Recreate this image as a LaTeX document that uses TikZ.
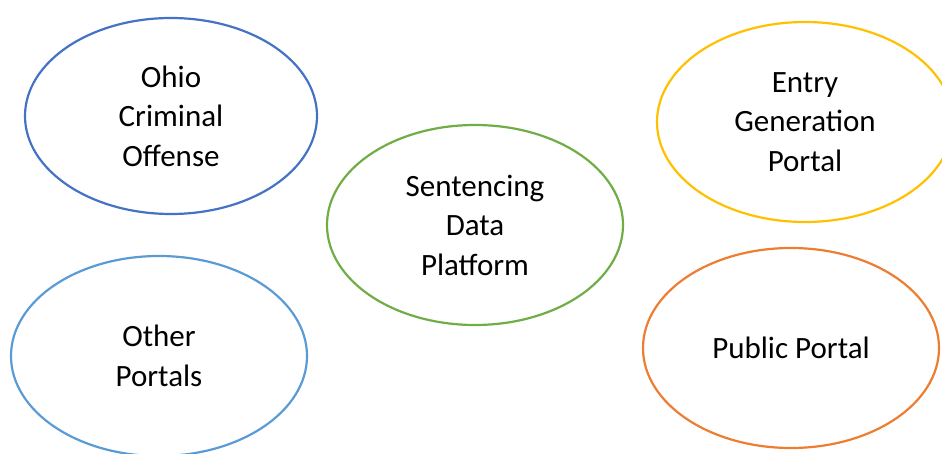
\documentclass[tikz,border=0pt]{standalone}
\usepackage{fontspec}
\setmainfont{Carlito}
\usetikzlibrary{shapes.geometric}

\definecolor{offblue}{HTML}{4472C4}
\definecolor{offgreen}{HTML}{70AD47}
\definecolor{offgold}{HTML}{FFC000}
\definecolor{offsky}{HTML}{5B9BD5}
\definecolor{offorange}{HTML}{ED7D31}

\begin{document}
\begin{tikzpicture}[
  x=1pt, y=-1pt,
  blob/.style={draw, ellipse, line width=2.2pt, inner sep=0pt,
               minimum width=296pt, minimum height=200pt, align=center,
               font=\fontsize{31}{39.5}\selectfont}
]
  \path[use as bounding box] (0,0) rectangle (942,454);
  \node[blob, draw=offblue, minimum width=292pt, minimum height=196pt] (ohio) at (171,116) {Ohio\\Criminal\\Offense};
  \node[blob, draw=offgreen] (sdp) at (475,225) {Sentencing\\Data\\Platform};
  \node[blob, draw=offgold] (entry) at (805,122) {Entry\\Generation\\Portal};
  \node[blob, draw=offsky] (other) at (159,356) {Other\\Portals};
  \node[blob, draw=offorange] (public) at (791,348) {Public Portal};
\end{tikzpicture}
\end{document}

========

Leave out the pictures and reproduce the rest of the listing exactly.

### Solution to the problem
Recreate this image as a LaTeX document that uses TikZ.
\documentclass[tikz,border=0pt]{standalone}
\usepackage{fontspec}
\setmainfont{Carlito}
\usetikzlibrary{shapes.geometric}

\definecolor{offblue}{HTML}{4472C4}
\definecolor{offgreen}{HTML}{70AD47}
\definecolor{offgold}{HTML}{FFC000}
\definecolor{offsky}{HTML}{5B9BD5}
\definecolor{offorange}{HTML}{ED7D31}

\begin{document}
\begin{tikzpicture}[
  x=1pt, y=-1pt,
  blob/.style={draw, ellipse, line width=2.2pt, inner sep=0pt,
               minimum width=296pt, minimum height=200pt, align=center,
               font=\fontsize{31}{39.5}\selectfont}
]
  \path[use as bounding box] (0,0) rectangle (942,454);
  \node[blob, draw=offblue, minimum width=292pt, minimum height=196pt] (ohio) at (171,116) {Ohio\\Criminal\\Offense};
  \node[blob, draw=offgreen] (sdp) at (475,225) {Sentencing\\Data\\Platform};
  \node[blob, draw=offgold] (entry) at (805,122) {Entry\\Generation\\Portal};
  \node[blob, draw=offsky] (other) at (159,356) {Other\\Portals};
  \node[blob, draw=offorange] (public) at (791,348) {Public Portal};
\end{tikzpicture}
\end{document}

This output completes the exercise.